Model/Enhancement	Mean DSC	NSD (0.5 mm)	NSD (1.0 mm)
MedNeXt V1 baseline	0.839	0.395	—
+ MedNeXt V2 backbone	0.873	0.472	—
+ SSA fine-tuning	0.884	0.518	—
+ “Base=3” channels	0.878	0.513	—
+ Ensemble models	0.896	0.537	—
+ Optimized postprocessing	0.897	0.541	0.84

Boundary adherence and small lesion recovery are particularly improved, as evidenced by normalized surface Dice and visualizations (Jaheen et al., 31 Jul 2025).

For breast tumor segmentation, UpKern-initialized large-kernel MedNeXt achieved Dice score 0.67 and normalized Hausdorff 0.24, outperforming baseline $3\times3\times3$ models (Dice 0.64, Hausdorff 0.30) (Musah, 3 Aug 2025).

7. Comparison to Related Architectures and Future Directions

Compared to transformer-based architectures (SwinUNETR, UNETR), MedNeXt achieves superior performance in data-limited contexts due to higher convolutional inductive bias and stable optimization. MedNeXt-v2’s introduction of 3D GRN further addresses feature collapse during width scaling, supporting larger, more expressive models (Roy et al., 19 Dec 2025).

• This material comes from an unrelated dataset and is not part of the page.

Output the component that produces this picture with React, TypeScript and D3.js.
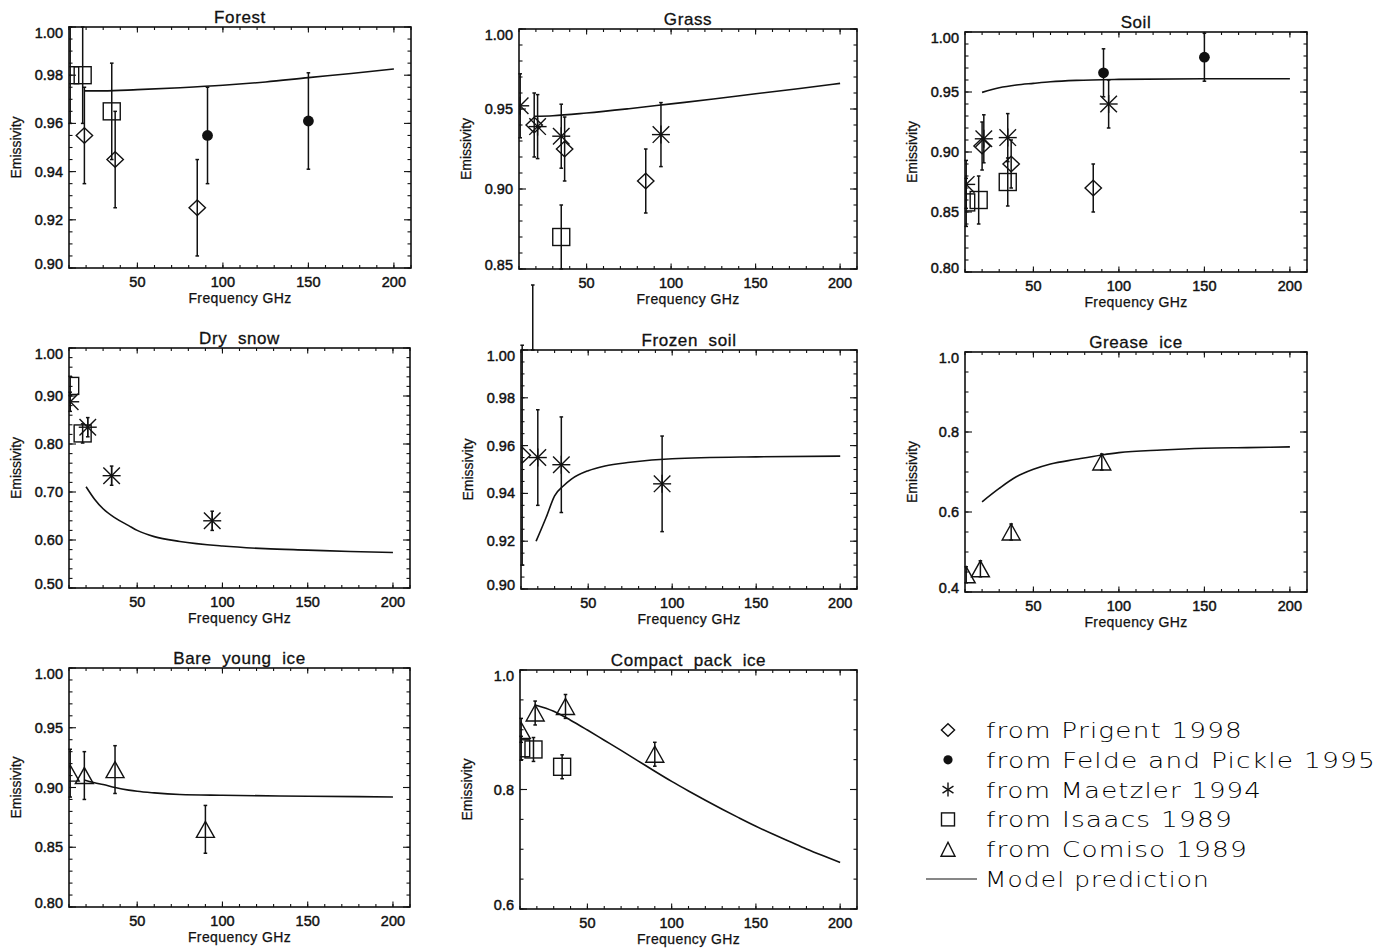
import React from 'react';
import * as d3 from 'd3';

type Pt = [number, number, number]; // frequency (GHz), emissivity, error
type MPt = [number, number];

// ---------------- DATA ----------------
const xMajorTicks = [50, 100, 150, 200];
const xDomain: [number, number] = [10, 210];

// Forest
const forestPrigent: Pt[] = [[19, 0.955, 0.02], [37, 0.945, 0.02], [85, 0.925, 0.02]];
const forestFelde: Pt[] = [[91, 0.955, 0.02], [150, 0.961, 0.02]];
const forestMaetzler: Pt[] = [];
const forestIsaacs: Pt[] = [[10.7, 0.98, 0.02], [18, 0.98, 0.02], [35, 0.965, 0.02]];
const forestComiso: Pt[] = [];
const forestModel: MPt[] = [[19, 0.9735], [30, 0.9735], [50, 0.974], [75, 0.9748], [100, 0.9758], [125, 0.9772], [150, 0.979], [175, 0.9807], [200, 0.9826]];

// Grass
const grassPrigent: Pt[] = [[19, 0.94, 0.02], [37, 0.925, 0.02], [85, 0.905, 0.02]];
const grassFelde: Pt[] = [];
const grassMaetzler: Pt[] = [[10.7, 0.952, 0.02], [21, 0.939, 0.02], [35, 0.933, 0.02], [94, 0.934, 0.02]];
const grassIsaacs: Pt[] = [[35, 0.87, 0.02]];
const grassComiso: Pt[] = [];
const grassModel: MPt[] = [[19, 0.9455], [30, 0.9458], [50, 0.9475], [75, 0.9502], [100, 0.9532], [125, 0.9562], [150, 0.9595], [175, 0.9627], [200, 0.966]];

// Soil
const soilPrigent: Pt[] = [[20, 0.905, 0.02], [37, 0.89, 0.02], [85, 0.87, 0.02]];
const soilFelde: Pt[] = [[91, 0.966, 0.02], [150, 0.979, 0.02]];
const soilMaetzler: Pt[] = [[10.7, 0.873, 0.02], [21, 0.911, 0.02], [35, 0.912, 0.02], [94, 0.94, 0.02]];
const soilIsaacs: Pt[] = [[10.7, 0.858, 0.02], [18, 0.86, 0.02], [35, 0.875, 0.02]];
const soilComiso: Pt[] = [];
const soilModel: MPt[] = [[20, 0.9497], [30, 0.9535], [40, 0.9558], [50, 0.9572], [60, 0.9585], [75, 0.9597], [100, 0.9605], [150, 0.961], [200, 0.961]];

// Dry snow
const snowPrigent: Pt[] = [];
const snowFelde: Pt[] = [];
const snowMaetzler: Pt[] = [[10.7, 0.888, 0.02], [21, 0.835, 0.02], [35, 0.734, 0.02], [94, 0.64, 0.02]];
const snowIsaacs: Pt[] = [[10.7, 0.921, 0.02], [18, 0.822, 0.02]];
const snowComiso: Pt[] = [];
const snowModel: MPt[] = [[20, 0.711], [25, 0.685], [30, 0.665], [37, 0.646], [45, 0.63], [50, 0.62], [60, 0.607], [75, 0.597], [100, 0.5875], [125, 0.582], [150, 0.579], [175, 0.576], [200, 0.574]];

// Frozen soil
const frozenPrigent: Pt[] = [[10.7, 0.956, 0.046]];
const frozenFelde: Pt[] = [];
const frozenMaetzler: Pt[] = [[20, 0.955, 0.02], [34, 0.952, 0.02], [94, 0.944, 0.02]];
const frozenIsaacs: Pt[] = [[17, 1.0136, 0.0136]];
const frozenComiso: Pt[] = [];
const frozenModel: MPt[] = [[19, 0.92], [25, 0.93], [30, 0.939], [35, 0.943], [40, 0.946], [50, 0.9495], [60, 0.9515], [75, 0.953], [100, 0.9545], [150, 0.9553], [200, 0.9556]];

// Grease ice
const greasePrigent: Pt[] = [];
const greaseFelde: Pt[] = [];
const greaseMaetzler: Pt[] = [];
const greaseIsaacs: Pt[] = [];
const greaseComiso: Pt[] = [[10.7, 0.443, 0.02], [19, 0.458, 0.02], [37, 0.55, 0.02], [90, 0.725, 0.02]];
const greaseModel: MPt[] = [[20, 0.6256], [30, 0.659], [40, 0.688], [50, 0.7067], [60, 0.72], [75, 0.7317], [90, 0.7426], [100, 0.7485], [125, 0.755], [150, 0.7593], [175, 0.761], [200, 0.7627]];

// Bare young ice
const barePrigent: Pt[] = [];
const bareFelde: Pt[] = [];
const bareMaetzler: Pt[] = [];
const bareIsaacs: Pt[] = [];
const bareComiso: Pt[] = [[10.7, 0.912, 0.02], [19, 0.91, 0.02], [37, 0.915, 0.02], [90, 0.865, 0.02]];
const bareModel: MPt[] = [[19, 0.9063], [25, 0.904], [30, 0.9025], [37, 0.9], [45, 0.8978], [50, 0.8968], [60, 0.8955], [75, 0.8942], [100, 0.8935], [150, 0.8927], [200, 0.8921]];

// Compact pack ice
const packPrigent: Pt[] = [];
const packFelde: Pt[] = [];
const packMaetzler: Pt[] = [];
const packIsaacs: Pt[] = [[10.7, 0.869, 0.02], [18, 0.867, 0.02], [35, 0.838, 0.02]];
const packComiso: Pt[] = [[10.7, 0.899, 0.02], [19, 0.928, 0.02], [37, 0.939, 0.02], [90, 0.859, 0.02]];
const packModel: MPt[] = [[19, 0.9415], [30, 0.931], [40, 0.916], [50, 0.8995], [60, 0.8825], [70, 0.8655], [80, 0.848], [90, 0.8305], [100, 0.8135], [110, 0.7975], [120, 0.782], [130, 0.767], [140, 0.7525], [150, 0.7385], [160, 0.7255], [170, 0.713], [180, 0.7005], [190, 0.689], [200, 0.678]];

const panelTitles = ['Forest', 'Grass', 'Soil', 'Dry  snow', 'Frozen  soil', 'Grease  ice', 'Bare  young  ice', 'Compact  pack  ice'];
const yDomains: [number, number][] = [[0.9, 1.0], [0.85, 1.0], [0.8, 1.0], [0.5, 1.0], [0.9, 1.0], [0.4, 1.0], [0.8, 1.0], [0.6, 1.0]];
const yMajorSteps = [0.02, 0.05, 0.05, 0.1, 0.02, 0.2, 0.05, 0.2];
const yMinorSteps = [0.005, 0.01, 0.01, 0.02, 0.005, 0.05, 0.01, 0.05];
const yDecimals = [2, 2, 2, 2, 2, 1, 2, 1];

const legendLabels = ['from Prigent 1998', 'from Felde and Pickle 1995', 'from Maetzler 1994', 'from Isaacs 1989', 'from Comiso 1989', 'Model prediction'];

const seriesByPanel = [
  [forestPrigent, forestFelde, forestMaetzler, forestIsaacs, forestComiso],
  [grassPrigent, grassFelde, grassMaetzler, grassIsaacs, grassComiso],
  [soilPrigent, soilFelde, soilMaetzler, soilIsaacs, soilComiso],
  [snowPrigent, snowFelde, snowMaetzler, snowIsaacs, snowComiso],
  [frozenPrigent, frozenFelde, frozenMaetzler, frozenIsaacs, frozenComiso],
  [greasePrigent, greaseFelde, greaseMaetzler, greaseIsaacs, greaseComiso],
  [barePrigent, bareFelde, bareMaetzler, bareIsaacs, bareComiso],
  [packPrigent, packFelde, packMaetzler, packIsaacs, packComiso],
];
const modelByPanel = [forestModel, grassModel, soilModel, snowModel, frozenModel, greaseModel, bareModel, packModel];

// ---------------- LAYOUT ----------------
const boxes = [
  { l: 69, r: 411, t: 27, b: 268 },
  { l: 519, r: 857, t: 29, b: 269 },
  { l: 965, r: 1307, t: 32, b: 272 },
  { l: 69, r: 410, t: 348, b: 588 },
  { l: 521, r: 857, t: 350, b: 589 },
  { l: 965, r: 1307, t: 352, b: 592 },
  { l: 69, r: 410, t: 668, b: 907 },
  { l: 520, r: 857, t: 670, b: 909 },
];

const tickFont = '"Liberation Sans", Arial, sans-serif';
const INK = '#111';

function stepValues(lo: number, hi: number, step: number) {
  const n = Math.round((hi - lo) / step);
  return d3.range(n + 1).map((i) => +(lo + i * step).toFixed(6));
}

function Symbol({ kind, cx, cy, legend }: { kind: number; cx: number; cy: number; legend?: boolean }) {
  const sw = 1.4;
  const k = legend ? 0.8 : 1;
  if (kind === 0) {
    const w = 8.2 * k, h = 7.8 * k;
    return <path d={`M${cx},${cy - h}L${cx + w},${cy}L${cx},${cy + h}L${cx - w},${cy}Z`} fill="none" stroke={INK} strokeWidth={sw} />;
  }
  if (kind === 1) {
    return <circle cx={cx} cy={cy} r={legend ? 4.6 : 5.4} fill={INK} />;
  }
  if (kind === 2) {
    const s = (legend ? 7 : 9);
    const dg = s * 0.92;
    const lines = legend
      ? [[0, -s, 0, s], [-dg * 0.85, -dg * 0.55, dg * 0.85, dg * 0.55], [-dg * 0.85, dg * 0.55, dg * 0.85, -dg * 0.55]]
      : [[-s, 0, s, 0], [0, -s, 0, s], [-dg, -dg, dg, dg], [-dg, dg, dg, -dg]];
    return (
      <g stroke={INK} strokeWidth={sw}>
        {lines.map((l, i) => <line key={i} x1={cx + l[0]} y1={cy + l[1]} x2={cx + l[2]} y2={cy + l[3]} />)}
      </g>
    );
  }
  if (kind === 3) {
    const s = legend ? 6.5 : 8.5;
    return <rect x={cx - s} y={cy - s} width={2 * s} height={2 * s} fill="none" stroke={INK} strokeWidth={sw} />;
  }
  const w = legend ? 7 : 9, h = legend ? 7 : 8;
  return <path d={`M${cx - w},${cy + h}L${cx},${cy - h}L${cx + w},${cy + h}Z`} fill="none" stroke={INK} strokeWidth={sw} />;
}

function Panel({ idx }: { idx: number }) {
  const box = boxes[idx];
  const x = d3.scaleLinear().domain(xDomain).range([box.l, box.r]);
  const y = d3.scaleLinear().domain(yDomains[idx]).range([box.b, box.t]);
  const [lo, hi] = yDomains[idx];
  const yMaj = stepValues(lo, hi, yMajorSteps[idx]);
  const yMin = stepValues(lo, hi, yMinorSteps[idx]);
  const xMin = d3.range(10, 211, 10);
  const fmt = d3.format(`.${yDecimals[idx]}f`);
  const line = d3.line<MPt>().x((d) => x(d[0])).y((d) => y(d[1])).curve(d3.curveMonotoneX);
  const clipId = `clip-${idx}`;
  const majY = 7, minY = 3.5, majX = 5.5, minX = 3;
  const cxMid = (box.l + box.r) / 2;
  const cyMid = (box.t + box.b) / 2;
  return (
    <g>
      <defs>
        <clipPath id={clipId}>
          <rect x={box.l} y={box.t} width={box.r - box.l} height={box.b - box.t} />
        </clipPath>
      </defs>
      {/* ticks */}
      <g stroke={INK} strokeWidth={1.1}>
        {yMin.map((v, i) => (
          <g key={'ym' + i}>
            <line x1={box.l} x2={box.l + minY} y1={y(v)} y2={y(v)} />
            <line x1={box.r} x2={box.r - minY} y1={y(v)} y2={y(v)} />
          </g>
        ))}
        {yMaj.map((v, i) => (
          <g key={'yM' + i}>
            <line x1={box.l} x2={box.l + majY} y1={y(v)} y2={y(v)} />
            <line x1={box.r} x2={box.r - majY} y1={y(v)} y2={y(v)} />
          </g>
        ))}
        {xMin.map((v, i) => (
          <g key={'xm' + i}>
            <line x1={x(v)} x2={x(v)} y1={box.b} y2={box.b - minX} />
            <line x1={x(v)} x2={x(v)} y1={box.t} y2={box.t + minX} />
          </g>
        ))}
        {xMajorTicks.map((v, i) => (
          <g key={'xM' + i}>
            <line x1={x(v)} x2={x(v)} y1={box.b} y2={box.b - majX} />
            <line x1={x(v)} x2={x(v)} y1={box.t} y2={box.t + majX} />
          </g>
        ))}
      </g>
      <rect x={box.l} y={box.t} width={box.r - box.l} height={box.b - box.t} fill="none" stroke={INK} strokeWidth={1.6} />
      {/* tick labels */}
      <g fontFamily={tickFont} fontSize={14.5} fill={INK} stroke={INK} strokeWidth={0.45}>
        {yMaj.map((v, i) => {
          const nudge = i === yMaj.length - 1 ? 5.5 : i === 0 ? -4.3 : 0;
          return (
            <text key={'yl' + i} x={box.l - 6} y={y(v) + 5 + nudge} textAnchor="end">{fmt(v)}</text>
          );
        })}
        {xMajorTicks.map((v, i) => (
          <text key={'xl' + i} x={x(v)} y={box.b + 19} textAnchor="middle">{v}</text>
        ))}
      </g>
      <text x={cxMid} y={box.b + 35} textAnchor="middle" fontFamily={tickFont} fontSize={14} fill={INK} stroke={INK} strokeWidth={0.25} letterSpacing={0.4}>Frequency GHz</text>
      <text transform={`translate(${box.l - 48},${cyMid}) rotate(-90)`} textAnchor="middle" fontFamily={tickFont} fontSize={14} fill={INK} stroke={INK} strokeWidth={0.25}>Emissivity</text>
      <text x={cxMid} y={box.t - 4} textAnchor="middle" fontFamily={tickFont} fontSize={17} fill={INK} stroke={INK} strokeWidth={0.3} letterSpacing={0.6} style={{ whiteSpace: 'pre' }}>{panelTitles[idx]}</text>
      {/* model */}
      <g clipPath={`url(#${clipId})`}>
        <path d={line(modelByPanel[idx]) || ''} fill="none" stroke={INK} strokeWidth={1.6} />
      </g>
      {/* error bars (not clipped) */}
      <g stroke={INK} strokeWidth={1.5}>
        {seriesByPanel[idx].map((ser, si) =>
          ser.map((d, j) => {
            const xx = x(d[0]);
            const y1 = y(d[1] - d[2]);
            const y2 = y(d[1] + d[2]);
            return (
              <g key={`e${si}-${j}`}>
                <line x1={xx} x2={xx} y1={y1} y2={y2} />
                <line x1={xx - 1.8} x2={xx + 1.8} y1={y1} y2={y1} />
                <line x1={xx - 1.8} x2={xx + 1.8} y1={y2} y2={y2} />
              </g>
            );
          })
        )}
      </g>
      <g clipPath={`url(#${clipId})`}>
        {seriesByPanel[idx].map((ser, si) =>
          ser.map((d, j) => <Symbol key={`s${si}-${j}`} kind={si} cx={x(d[0])} cy={y(d[1])} />)
        )}
      </g>
    </g>
  );
}

function Legend() {
  const rowY = d3.scaleLinear().domain([0, 5]).range([730, 879]);
  const lengths = [257, 390, 276, 247, 262, 225];
  return (
    <g>
      {legendLabels.map((lab, i) => (
        <g key={i}>
          {i < 5 ? (
            <Symbol kind={i} cx={948} cy={rowY(i)} legend />
          ) : (
            <line x1={926} x2={977} y1={rowY(i)} y2={rowY(i)} stroke={INK} strokeWidth={1.2} />
          )}
          <text
            x={i < 5 ? 986 : 985}
            y={rowY(i) + 8}
            fontFamily='"DejaVu Sans", "Noto Sans", sans-serif'
            fontWeight={200}
            fontSize={22}
            fill="#000"
            letterSpacing={1}
            textLength={lengths[i]}
            lengthAdjust="spacingAndGlyphs"
          >
            {lab}
          </text>
        </g>
      ))}
    </g>
  );
}

export default function App() {
  return (
    <div style={{ position: 'absolute', left: 0, top: 0 }}>
      <svg width={1395} height={950} viewBox="0 0 1395 950" style={{ display: 'block', background: '#fff' }}>
        <rect x={0} y={0} width={1395} height={950} fill="#fff" />
        {boxes.map((_, i) => <Panel key={i} idx={i} />)}
        <Legend />
      </svg>
    </div>
  );
}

Ablation studies demonstrate diminishing returns for width scaling when pretraining data is fixed, and a more substantial advantage from input patch/context scaling on boundary-sensitive tasks. The UpKern mechanism enables stable training of large receptive fields on small datasets where naive training would fail (Musah, 3 Aug 2025).

Limitations include increased computational and memory costs for large kernels, and the challenge of generalizing “from scratch” when scaling up receptive fields. Proposed future work includes dynamic kernel sizing within/ across blocks, integration of clinical variables via cross-modal attention, and advanced post-hoc calibration for downstream clinical predictions.

MedNeXt’s open-source implementations are available, notably in the nnU-Net pipeline, facilitating further comparative study and application (Roy et al., 2023, Jaheen et al., 31 Jul 2025, Roy et al., 19 Dec 2025, Musah, 3 Aug 2025).